● **STATED TASK**:
Please output every line of the material as it stands, without the pictures.

### DATA SEGMENT ###

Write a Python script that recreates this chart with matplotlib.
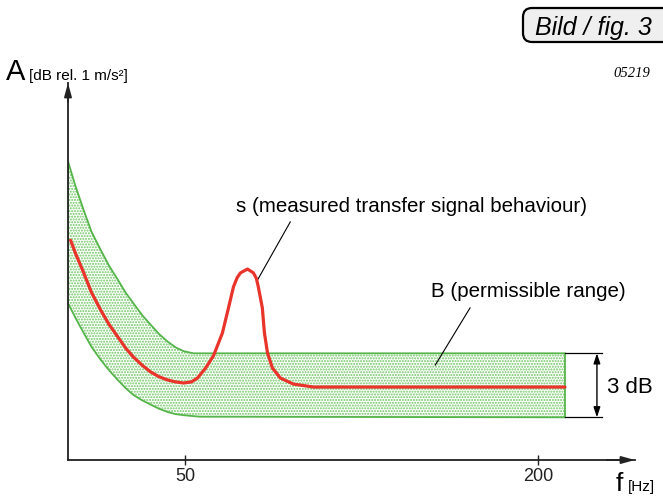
import matplotlib
matplotlib.use("Agg")
import matplotlib.pyplot as plt
from matplotlib.patches import FancyBboxPatch
from matplotlib.transforms import IdentityTransform

plt.rcParams["font.family"] = ["Liberation Sans", "DejaVu Sans"]
plt.rcParams["hatch.linewidth"] = 1.0

# frequency [Hz] / level [dB]
upper_hz = [0, 3, 6.7, 10, 13.9, 17.5, 21.2, 24.5, 27.8, 31.5, 35.1, 38.8, 42.4, 45.8, 49.2, 53.4, 211.5]
upper_db = [14.0, 12.9, 11.7, 10.7, 9.85, 9.1, 8.45, 7.85, 7.35, 6.8, 6.35, 5.9, 5.55, 5.28, 5.1, 5.0, 5.0]
lower_hz = [0, 3, 6.7, 10, 13.9, 17.5, 21.2, 24.5, 27.8, 31.5, 35.1, 38.8, 42.4, 45.8, 49.2, 56, 211.5]
lower_db = [7.35, 6.7, 5.95, 5.3, 4.7, 4.2, 3.75, 3.37, 3.05, 2.8, 2.6, 2.4, 2.25, 2.15, 2.1, 2.03, 2.0]

signal_hz = [1.1, 3.5, 6.7, 10, 13.9, 17.5, 21.2, 24.5, 27.8, 31.5, 35.1, 38.8, 42.4, 45.8, 49.2,
             52.5, 55.1, 58.5, 61.9, 65.7, 68.3, 70.4, 72.0, 73.4, 76.4, 78.9, 80.2, 81.0, 82.7,
             83.6, 84.9, 87.0, 90.4, 95.9, 104.4, 211.5]
signal_db = [10.3, 9.6, 8.77, 7.85, 7.03, 6.35, 5.77, 5.25, 4.83, 4.45, 4.13, 3.9, 3.75, 3.66, 3.61,
             3.66, 3.84, 4.3, 4.88, 5.95, 7.13, 8.11, 8.55, 8.77, 8.95, 8.77, 8.5, 8.11, 7.13,
             5.95, 5.02, 4.31, 3.84, 3.56, 3.42, 3.42]

x_ticks = [50, 200]
x_tick_labels = ["50", "200"]

band_top, band_bottom, band_end = 5.0, 2.0, 211.5

GREEN = "#55b44a"
DOTS = "#6cc660"
RED = "#e8342b"
AXIS = "#222222"

fig = plt.figure(figsize=(6.63, 4.97), dpi=100)
ax = fig.add_axes([68 / 663, 37 / 497, 567 / 663, 377 / 497])
ax.set_xlim(0, 241.3)
ax.set_ylim(0, 17.67)

# permissible range B: dotted band with green outline
band_x = upper_hz + lower_hz[::-1]
band_y = upper_db + lower_db[::-1]
ax.fill(band_x, band_y, facecolor="none", edgecolor=DOTS, hatch="......", lw=0, zorder=1)
ax.fill(band_x, band_y, facecolor="none", edgecolor=GREEN, lw=1.3, zorder=2)

# measured signal s
ax.plot(signal_hz, signal_db, color=RED, lw=2.3, solid_capstyle="round", solid_joinstyle="round", zorder=3)

# axes with arrow heads
for side in ["top", "right"]:
    ax.spines[side].set_visible(False)
for side in ["left", "bottom"]:
    ax.spines[side].set_color(AXIS)
    ax.spines[side].set_linewidth(1.3)
arrow = dict(arrowstyle="-|>,head_length=0.8,head_width=0.22", color=AXIS, lw=1.3, shrinkA=0, shrinkB=0)
ax.annotate("", xy=(1, 0), xytext=(0.95, 0), xycoords="axes fraction", arrowprops=arrow, annotation_clip=False)
ax.annotate("", xy=(0, 1), xytext=(0, 0.95), xycoords="axes fraction", arrowprops=arrow, annotation_clip=False)

ax.set_yticks([])
ax.set_xticks(x_ticks)
ax.set_xticklabels(x_tick_labels, fontsize=13, color="#222222")
ax.tick_params(axis="x", direction="inout", length=7, width=1, pad=2, color=AXIS)

# labels and leader lines
ax.text(146.1, 11.63, "s (measured transfer signal behaviour)", ha="center", va="baseline", fontsize=14.8)
ax.plot([94.6, 80.2], [11.16, 8.35], color="black", lw=0.8)
ax.text(195.8, 7.64, "B (permissible range)", ha="center", va="baseline", fontsize=14.8)
ax.plot([171.1, 156.3], [7.13, 4.45], color="black", lw=0.8)

# 3 dB dimension
dim_end = 227.2
ax.plot([band_end, dim_end], [band_top, band_top], color="black", lw=0.9, clip_on=False)
ax.plot([band_end, dim_end], [band_bottom, band_bottom], color="black", lw=0.9, clip_on=False)
ax.annotate("", xy=(225.1, band_top), xytext=(225.1, band_bottom),
            arrowprops=dict(arrowstyle="<|-|>,head_length=0.6,head_width=0.2", color="black", lw=1.0,
                            shrinkA=0, shrinkB=0))
ax.text(229.4, 3.14, "3 dB", ha="left", va="baseline", fontsize=16)

# axis titles
fig.text(6 / 663, 1 - 80 / 497, "A", fontsize=21, va="baseline")
fig.text(29 / 663, 1 - 80 / 497, "[dB rel. 1 m/s²]", fontsize=11, va="baseline")
fig.text(616 / 663, 1 - 491 / 497, "f", fontsize=19, va="baseline")
fig.text(628 / 663, 1 - 491 / 497, "[Hz]", fontsize=11, va="baseline")

# figure tag
fig.patches.append(FancyBboxPatch((523, 497 - 42), 200, 34, boxstyle="round,pad=0,rounding_size=9",
                                  transform=IdentityTransform(), facecolor="#efefef",
                                  edgecolor="black", lw=1.6))
fig.text(535 / 663, 1 - 35 / 497, "Bild / fig. 3", fontsize=18, style="italic", va="baseline")
fig.text(613 / 663, 1 - 77 / 497, "05219", fontsize=10.5, style="italic",
         fontfamily=["Liberation Serif", "DejaVu Serif"], va="baseline")

fig.savefig("out.png", dpi=100)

###

● **TASK ANSWER**:
Write a Python script that recreates this chart with matplotlib.
import matplotlib
matplotlib.use("Agg")
import matplotlib.pyplot as plt
from matplotlib.patches import FancyBboxPatch
from matplotlib.transforms import IdentityTransform

plt.rcParams["font.family"] = ["Liberation Sans", "DejaVu Sans"]
plt.rcParams["hatch.linewidth"] = 1.0

# frequency [Hz] / level [dB]
upper_hz = [0, 3, 6.7, 10, 13.9, 17.5, 21.2, 24.5, 27.8, 31.5, 35.1, 38.8, 42.4, 45.8, 49.2, 53.4, 211.5]
upper_db = [14.0, 12.9, 11.7, 10.7, 9.85, 9.1, 8.45, 7.85, 7.35, 6.8, 6.35, 5.9, 5.55, 5.28, 5.1, 5.0, 5.0]
lower_hz = [0, 3, 6.7, 10, 13.9, 17.5, 21.2, 24.5, 27.8, 31.5, 35.1, 38.8, 42.4, 45.8, 49.2, 56, 211.5]
lower_db = [7.35, 6.7, 5.95, 5.3, 4.7, 4.2, 3.75, 3.37, 3.05, 2.8, 2.6, 2.4, 2.25, 2.15, 2.1, 2.03, 2.0]

signal_hz = [1.1, 3.5, 6.7, 10, 13.9, 17.5, 21.2, 24.5, 27.8, 31.5, 35.1, 38.8, 42.4, 45.8, 49.2,
             52.5, 55.1, 58.5, 61.9, 65.7, 68.3, 70.4, 72.0, 73.4, 76.4, 78.9, 80.2, 81.0, 82.7,
             83.6, 84.9, 87.0, 90.4, 95.9, 104.4, 211.5]
signal_db = [10.3, 9.6, 8.77, 7.85, 7.03, 6.35, 5.77, 5.25, 4.83, 4.45, 4.13, 3.9, 3.75, 3.66, 3.61,
             3.66, 3.84, 4.3, 4.88, 5.95, 7.13, 8.11, 8.55, 8.77, 8.95, 8.77, 8.5, 8.11, 7.13,
             5.95, 5.02, 4.31, 3.84, 3.56, 3.42, 3.42]

x_ticks = [50, 200]
x_tick_labels = ["50", "200"]

band_top, band_bottom, band_end = 5.0, 2.0, 211.5

GREEN = "#55b44a"
DOTS = "#6cc660"
RED = "#e8342b"
AXIS = "#222222"

fig = plt.figure(figsize=(6.63, 4.97), dpi=100)
ax = fig.add_axes([68 / 663, 37 / 497, 567 / 663, 377 / 497])
ax.set_xlim(0, 241.3)
ax.set_ylim(0, 17.67)

# permissible range B: dotted band with green outline
band_x = upper_hz + lower_hz[::-1]
band_y = upper_db + lower_db[::-1]
ax.fill(band_x, band_y, facecolor="none", edgecolor=DOTS, hatch="......", lw=0, zorder=1)
ax.fill(band_x, band_y, facecolor="none", edgecolor=GREEN, lw=1.3, zorder=2)

# measured signal s
ax.plot(signal_hz, signal_db, color=RED, lw=2.3, solid_capstyle="round", solid_joinstyle="round", zorder=3)

# axes with arrow heads
for side in ["top", "right"]:
    ax.spines[side].set_visible(False)
for side in ["left", "bottom"]:
    ax.spines[side].set_color(AXIS)
    ax.spines[side].set_linewidth(1.3)
arrow = dict(arrowstyle="-|>,head_length=0.8,head_width=0.22", color=AXIS, lw=1.3, shrinkA=0, shrinkB=0)
ax.annotate("", xy=(1, 0), xytext=(0.95, 0), xycoords="axes fraction", arrowprops=arrow, annotation_clip=False)
ax.annotate("", xy=(0, 1), xytext=(0, 0.95), xycoords="axes fraction", arrowprops=arrow, annotation_clip=False)

ax.set_yticks([])
ax.set_xticks(x_ticks)
ax.set_xticklabels(x_tick_labels, fontsize=13, color="#222222")
ax.tick_params(axis="x", direction="inout", length=7, width=1, pad=2, color=AXIS)

# labels and leader lines
ax.text(146.1, 11.63, "s (measured transfer signal behaviour)", ha="center", va="baseline", fontsize=14.8)
ax.plot([94.6, 80.2], [11.16, 8.35], color="black", lw=0.8)
ax.text(195.8, 7.64, "B (permissible range)", ha="center", va="baseline", fontsize=14.8)
ax.plot([171.1, 156.3], [7.13, 4.45], color="black", lw=0.8)

# 3 dB dimension
dim_end = 227.2
ax.plot([band_end, dim_end], [band_top, band_top], color="black", lw=0.9, clip_on=False)
ax.plot([band_end, dim_end], [band_bottom, band_bottom], color="black", lw=0.9, clip_on=False)
ax.annotate("", xy=(225.1, band_top), xytext=(225.1, band_bottom),
            arrowprops=dict(arrowstyle="<|-|>,head_length=0.6,head_width=0.2", color="black", lw=1.0,
                            shrinkA=0, shrinkB=0))
ax.text(229.4, 3.14, "3 dB", ha="left", va="baseline", fontsize=16)

# axis titles
fig.text(6 / 663, 1 - 80 / 497, "A", fontsize=21, va="baseline")
fig.text(29 / 663, 1 - 80 / 497, "[dB rel. 1 m/s²]", fontsize=11, va="baseline")
fig.text(616 / 663, 1 - 491 / 497, "f", fontsize=19, va="baseline")
fig.text(628 / 663, 1 - 491 / 497, "[Hz]", fontsize=11, va="baseline")

# figure tag
fig.patches.append(FancyBboxPatch((523, 497 - 42), 200, 34, boxstyle="round,pad=0,rounding_size=9",
                                  transform=IdentityTransform(), facecolor="#efefef",
                                  edgecolor="black", lw=1.6))
fig.text(535 / 663, 1 - 35 / 497, "Bild / fig. 3", fontsize=18, style="italic", va="baseline")
fig.text(613 / 663, 1 - 77 / 497, "05219", fontsize=10.5, style="italic",
         fontfamily=["Liberation Serif", "DejaVu Serif"], va="baseline")

fig.savefig("out.png", dpi=100)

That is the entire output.